Ruhrfestspiele rekultiviert

100.000 Besucher stürmten beim Maifest den grünen Hügel. Die Verkaufszahlen steigen. Doch am Dienstag will ein Leichenzug die Kultur bei den Ruhrfestspielen theatralisch zu Grabe tragen

VON PETER ORTMANN

No fear, liebe Funktionärskaste. Die traditionsreichen Ruhrfestspiele in Recklinghausen sind wieder in ihrer Vergangenheit angekommen. Der Geist von Hamlet hat rekultiviert. Auch „Minna von Barnhelm“, „Emilia Galotti“, „Nathan der Weise“, Hedda Gabler und das Ballett „Romeo et Juliette“ bürgen dafür, dass die Gier nach Gold des Deutschen Gewerkschaftsbundes (DGB) befriedigt wird. Rund 49.000 Karten wurden bereits im Vorverkauf abgesetzt. Das sind doppelt soviel wie in der letzten Spielzeit unter dem Berliner Volksbühnen-Intendanten Frank Castorf, aber auch mehr als 2003, als noch Hansgünther Heyme über den grünen Festivalhaus-Hügel herrschte.

Ein Großteil des Verlustes des letzten Jahres wurden bereits wieder eingespielt. Wie das geht? Billig einkaufen. Billig produzieren. Ein paar namhafte Werbeträger und die Versicherung, dass es ganz bestimmt keine Berliner Akzente mehr trägt, auch wenn es das Berliner Ensemble vom Theater am Schiffbauerdamm – ideologischer Konkurrent der Volksbühne in der Bundeshauptstadt – mit bereits produzierten Inszenierungen noch einmal Euros verdienen kann. Getreu dem uralten Ruhrfestspiel-Motto: Kunst gegen Kohle.

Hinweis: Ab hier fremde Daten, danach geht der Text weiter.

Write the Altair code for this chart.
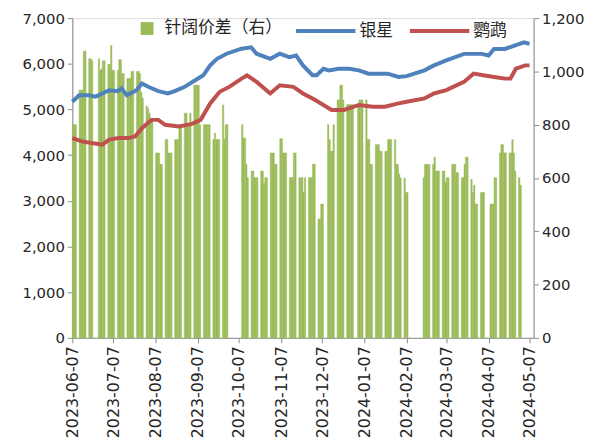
import datetime as dt
import altair as alt
import pandas as pd

# ---------------- data ----------------
# softwood–hardwood pulp spread (right axis), daily values Mon..Fri per week (None = no quote)
spread_week_mondays = [
    "2023-06-05", "2023-06-12", "2023-06-19", "2023-06-26", "2023-07-03", "2023-07-10",
    "2023-07-17", "2023-07-24", "2023-07-31", "2023-08-07", "2023-08-14", "2023-08-21",
    "2023-08-28", "2023-09-04", "2023-09-11", "2023-09-18", "2023-09-25", "2023-10-09",
    "2023-10-16", "2023-10-23", "2023-10-30", "2023-11-06", "2023-11-13", "2023-11-20",
    "2023-11-27", "2023-12-04", "2023-12-11", "2023-12-18", "2023-12-25", "2024-01-01",
    "2024-01-08", "2024-01-15", "2024-01-22", "2024-01-29", "2024-02-05", "2024-02-19",
    "2024-02-26", "2024-03-04", "2024-03-11", "2024-03-18", "2024-03-25", "2024-04-01",
    "2024-04-08", "2024-04-15", "2024-04-22", "2024-04-29",
]
spread_week_values = [
    [None, None, 800, 800, 800], [930, 930, 930, 1076, 1076], [1047, 1047, 1040, None, None],
    [1047, 1004, 1010, 1040, 1040], [1026, 1026, 1097, 1004, 1004], [1004, 1044, 1044, 992, 992],
    [973, 973, 973, 1000, 1000], [1000, 1000, 992, 923, 900], [870, 861, 843, 824, 824],
    [694, 694, 694, 651, 651], [744, 744, 694, 694, 694], [744, 744, 744, 793, 793],
    [843, 843, 793, 793, 843], [948, 948, 948, 948, 800], [800, 800, 800, 800, 800],
    [744, 768, 744, 744, 744], [874, 744, 800, 800, None], [800, 750, 750, 652, 601],
    [626, 626, 601, 601, 601], [626, 626, 579, 601, 601], [694, 694, 694, 652, 652],
    [747, 747, 694, 694, 694], [601, 601, 601, 694, 694], [601, 601, 601, 545, 601],
    [601, 601, 601, 652, 652], [446, 446, 502, 502, None], [800, 744, 700, 700, 800],
    [893, 893, 948, 948, 893], [875, 875, 875, 875, 875], [None, 875, 893, 893, 893],
    [893, 744, 744, 651, 651], [725, 725, 725, 700, 700], [700, 700, 744, 744, 744],
    [744, 651, 651, 615, 600], [600, 545, 545, None, None], [601, 651, 651, 651, 651],
    [651, 678, 626, 626, 626], [626, 626, 582, 601, 601], [651, 651, 651, 620, 620],
    [601, 601, 651, 678, 678], [595, 545, 573, 502, 502], [545, 545, 545, None, None],
    [502, 502, 502, 601, 601], [694, 725, 725, 694, 694], [694, 694, 744, 694, 626],
    [601, 573, None, None, None],
]

# 银星 (left axis)
yinxing_dates = [
    "2023-06-07", "2023-06-12", "2023-06-19", "2023-06-24", "2023-06-29", "2023-07-04",
    "2023-07-10", "2023-07-13", "2023-07-17", "2023-07-24", "2023-07-28", "2023-08-02",
    "2023-08-09", "2023-08-16", "2023-08-21", "2023-08-28", "2023-09-05", "2023-09-11",
    "2023-09-16", "2023-09-21", "2023-09-28", "2023-10-09", "2023-10-16", "2023-10-20",
    "2023-10-30", "2023-11-06", "2023-11-13", "2023-11-18", "2023-11-23", "2023-11-30",
    "2023-12-03", "2023-12-08", "2023-12-12", "2023-12-19", "2023-12-27", "2024-01-03",
    "2024-01-10", "2024-01-17", "2024-01-24", "2024-02-01", "2024-02-07", "2024-02-20",
    "2024-02-27", "2024-03-07", "2024-03-20", "2024-04-02", "2024-04-07", "2024-04-11",
    "2024-04-19", "2024-04-26", "2024-05-03", "2024-05-07",
]
yinxing_values = [
    5170, 5310, 5310, 5280, 5350, 5420, 5400, 5460, 5310, 5420, 5570, 5490,
    5400, 5350, 5400, 5490, 5640, 5750, 5965, 6110, 6220, 6330, 6360, 6220,
    6110, 6220, 6145, 6180, 5965, 5750, 5750, 5890, 5856, 5890, 5890, 5856,
    5784, 5784, 5784, 5711, 5730, 5856, 5965, 6074, 6217, 6217, 6182, 6325,
    6325, 6399, 6471, 6434,
]

# 鹦鹉 (left axis)
yingwu_dates = [
    "2023-06-07", "2023-06-14", "2023-06-21", "2023-06-29", "2023-07-04", "2023-07-11",
    "2023-07-18", "2023-07-23", "2023-07-28", "2023-08-04", "2023-08-09", "2023-08-14",
    "2023-08-24", "2023-09-02", "2023-09-09", "2023-09-16", "2023-09-23", "2023-09-30",
    "2023-10-09", "2023-10-13", "2023-10-20", "2023-10-30", "2023-11-06", "2023-11-16",
    "2023-11-23", "2023-12-02", "2023-12-14", "2023-12-23", "2024-01-03", "2024-01-13",
    "2024-01-22", "2024-02-01", "2024-02-07", "2024-02-20", "2024-02-27", "2024-03-07",
    "2024-03-20", "2024-03-27", "2024-04-03", "2024-04-11", "2024-04-19", "2024-04-23",
    "2024-04-27", "2024-05-04", "2024-05-07",
]
yingwu_values = [
    4373, 4300, 4265, 4230, 4340, 4373, 4373, 4410, 4590, 4772, 4772, 4664,
    4627, 4677, 4772, 5132, 5386, 5494, 5675, 5748, 5603, 5350, 5531, 5494,
    5350, 5206, 4990, 4990, 5098, 5061, 5061, 5132, 5170, 5241, 5350, 5423,
    5603, 5784, 5748, 5711, 5675, 5675, 5892, 5965, 5965,
]

x_tick_dates = [
    "2023-06-07", "2023-07-07", "2023-08-07", "2023-09-07", "2023-10-07", "2023-11-07",
    "2023-12-07", "2024-01-07", "2024-02-07", "2024-03-07", "2024-04-07", "2024-05-07",
]
left_ticks = [0, 1000, 2000, 3000, 4000, 5000, 6000, 7000]
right_ticks = [0, 200, 400, 600, 800, 1000, 1200]

SPREAD_NAME = "针阔价差（右）"
LINE_NAMES = ["银星", "鹦鹉"]
GREEN, BLUE, RED = "#9BBB59", "#4F81BD", "#C0504D"
AXIS_GRAY = "#8C8C8C"
TEXT = "#262626"
NUM_FONT = "DejaVu Sans"
CJK_FONT = "Noto Sans CJK SC"

# ---------------- build tables ----------------
bar_rows = []
for monday, vals in zip(spread_week_mondays, spread_week_values):
    m = dt.date.fromisoformat(monday)
    for i, v in enumerate(vals):
        if v is None:
            continue
        d = m + dt.timedelta(days=i)
        bar_rows.append({
            "date": d.isoformat(),
            "date_end": (d + dt.timedelta(days=1)).isoformat(),
            "spread": v,
            "series": SPREAD_NAME,
        })
bar_df = pd.DataFrame(bar_rows)

line_df = pd.concat([
    pd.DataFrame({"date": yinxing_dates, "price": yinxing_values, "series": LINE_NAMES[0]}),
    pd.DataFrame({"date": yingwu_dates, "price": yingwu_values, "series": LINE_NAMES[1]}),
], ignore_index=True)


def dtobj(s):
    d = dt.date.fromisoformat(s)
    return alt.DateTime(year=d.year, month=d.month, date=d.day, utc=True)


x_scale = alt.Scale(type="utc", domain=[dtobj("2023-06-07"), dtobj("2024-05-10")], nice=False)
x_axis = alt.Axis(
    values=[dtobj(s) for s in x_tick_dates], format="%Y-%m-%d", labelAngle=270,
    labelFont=NUM_FONT, labelFontSize=16, labelColor=TEXT, labelPadding=3,
    domainColor=AXIS_GRAY, tickColor=AXIS_GRAY, tickSize=5, grid=False, title=None,
    labelOverlap=False, labelFlush=False,
)


def y_axis(orient, vals):
    return alt.Axis(orient=orient, values=vals, format=",.0f",
                    labelFont=NUM_FONT, labelFontSize=15, labelColor=TEXT,
                    domainColor=AXIS_GRAY, tickColor=AXIS_GRAY, tickSize=5,
                    grid=False, title=None, labelPadding=3)


bars = alt.Chart(bar_df).mark_bar(opacity=1, stroke=GREEN, strokeWidth=0.5).encode(
    x=alt.X("date:T", scale=x_scale, axis=x_axis),
    x2="date_end:T",
    y=alt.Y("spread:Q", scale=alt.Scale(domain=[0, 1200], nice=False), axis=y_axis("right", right_ticks)),
    y2=alt.datum(0),
    fill=alt.Fill("series:N", scale=alt.Scale(domain=[SPREAD_NAME], range=[GREEN]),
                  legend=alt.Legend(orient="none", legendX=67, legendY=2, title=None,
                                    symbolType="square", symbolSize=169, symbolStrokeWidth=0,
                                    labelFont=CJK_FONT, labelFontSize=17, labelColor=TEXT,
                                    labelOffset=9)),
)

lines = alt.Chart(line_df).mark_line(strokeWidth=4, interpolate="linear").encode(
    x=alt.X("date:T", scale=x_scale, axis=x_axis),
    y=alt.Y("price:Q", scale=alt.Scale(domain=[0, 7000], nice=False), axis=y_axis("left", left_ticks)),
    stroke=alt.Stroke("series:N", scale=alt.Scale(domain=LINE_NAMES, range=[BLUE, RED]),
                      legend=alt.Legend(orient="none", legendX=224, legendY=-19, title=None,
                                        direction="horizontal", symbolType="stroke",
                                        symbolSize=3600, symbolStrokeWidth=4,
                                        labelFont=CJK_FONT, labelFontSize=17, labelColor=TEXT,
                                        labelOffset=2, columnPadding=9)),
)

chart = alt.layer(bars, lines).resolve_scale(
    y="independent", fill="independent", stroke="independent"
).properties(
    width=466, height=323,
    autosize=alt.AutoSizeParams(type="none"),
    padding={"left": 65, "top": 8, "right": 60, "bottom": 100},
).configure_view(stroke=None).configure(background="white")

chart.save("out.html", embed_options={"renderer": "svg", "actions": False})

Gestern stürmten erst einmal rund 100.000 Besucher den grünen Hügel beim traditionsreichen 1. Mai-Kulturvolksfest. Rekultivierung auch hier. Bier- und Wurstbuden statt Schlingensiefs Ruhrgebiets-Rallye. Stände des Verbraucherschutzes und des DGB. Ministerpräsident Peer Steinbrück (SPD) und DGB-Landesbezirkschef Walter Haas durften unwidersprochen Wahl- und Steinkohlewerbung machen. Den als Publikum getarnten und fähnchenschwingenden Genossen hat es jedenfalls gefallen. Alles rosa auf dem Hügel. Erstmal ein Pils und ne Wurst.

Erst am Dienstag machen Bochumer Studenten des Theaterwissenschaftlichen Instituts wieder Rabatz. An der Ruhruniversität gab es monatelang eine Vorlesungsreihe ihrer Professoren zu dem – für den DGB unrühmlichen – Abgang von Frank Castorf im vergangenen Jahr und die damit verbundene Frage nach der Zukunft der Kulturpolitik im Ruhrgebiet. Die jungen Theaterwissenschaftler organisierten einen theatralischen Trauerzug mit Sarg, Pastor und Trauergemeinde zum Festspielhaus und wollen damit „den DGB-Funktionären, die an diesem Tag die Wiederherstellung ihres Refugiums feiern, auf den Schlips treten“. Los geht es am Recklinghäuser Hauptbahnhof. Dozent Nikolaus Müller-Schöll hält eine Predigt. Auf der Liedertafel stehen: „Wir graben unsre Gräber“ und „Ave Maria“. Danach setzt sich der Zug mit Sarg und Endlosschleife „le Frank est mort“ in Bewegung.